Sift the Keto Chow, almond flour, cocoa powder, erythritol, baking powder, and baking soda together in a large bowl.
In a separate bowl, whisk the eggs and then mix in the avocado oil, almond milk, and chocolate extract if using.
Pour the wet ingredients into the center of the dry ingredients and mix until no lumps remain.
Fill the prepared muffin cups with the batter. The batter will be very thick. Smooth it into the cups and make a slight indentation in the center of each one. (Do not indent if you are baking at a high altitude.)
Bake for about 20 minutes, or until a tester inserted in the center comes out clean and the center springs back when lightly touched. Let the cupcakes cool.
To make the chocolate layer, heat the cream and chocolate in a microwave safe bowl, in 30-second bursts until the cream is very hot, and the chocolate is beginning to melt.
Stir until the chocolate is completely mixed with the cream and it’s smooth and glossy.

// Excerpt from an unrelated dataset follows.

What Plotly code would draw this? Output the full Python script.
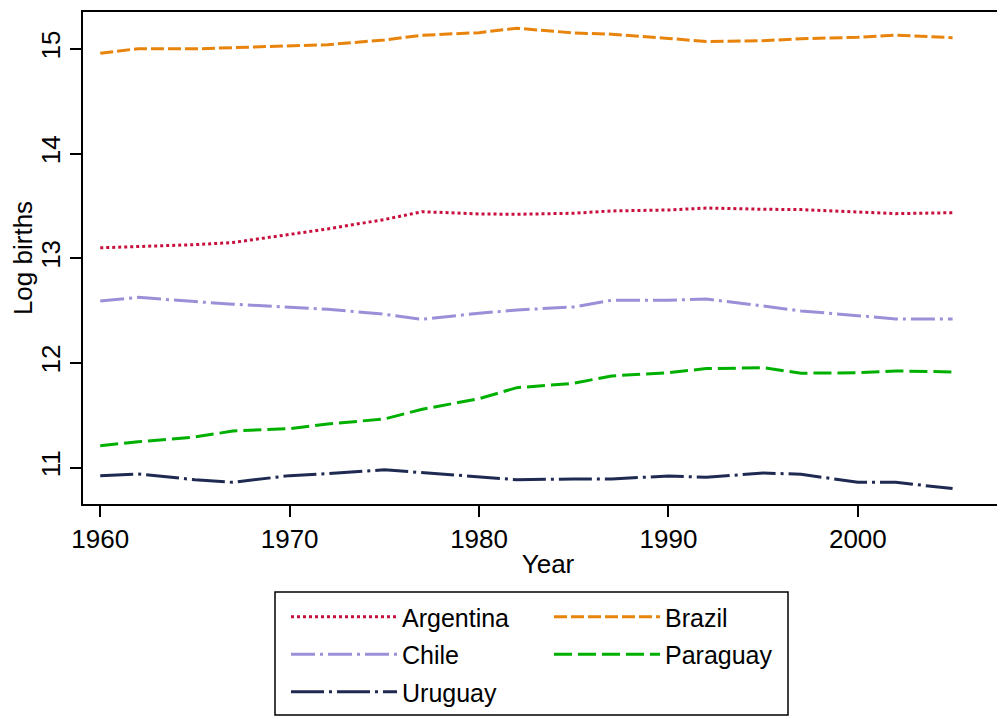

When the chocolate is cool but still pourable, spoon about a tablespoon into the center of each cooled cupcake.
Chill the cupcakes to set the chocolate.
To make the frosting, whip the butter in a large mixing bowl until it is lighter in color and about double in volume.
Add the erythritol, mint, and food coloring. Begin beating on low speed until all the erythritol is incorporated, then raise the speed to high and beat until the frosting is light and fluffy.
Transfer the frosting to a piping bag fitted with a large tip and pipe the frosting onto the cupcakes.
Chill until ready to serve.
Store cupcakes in the refrigerator for up to five days or, in the freezer for up to three months.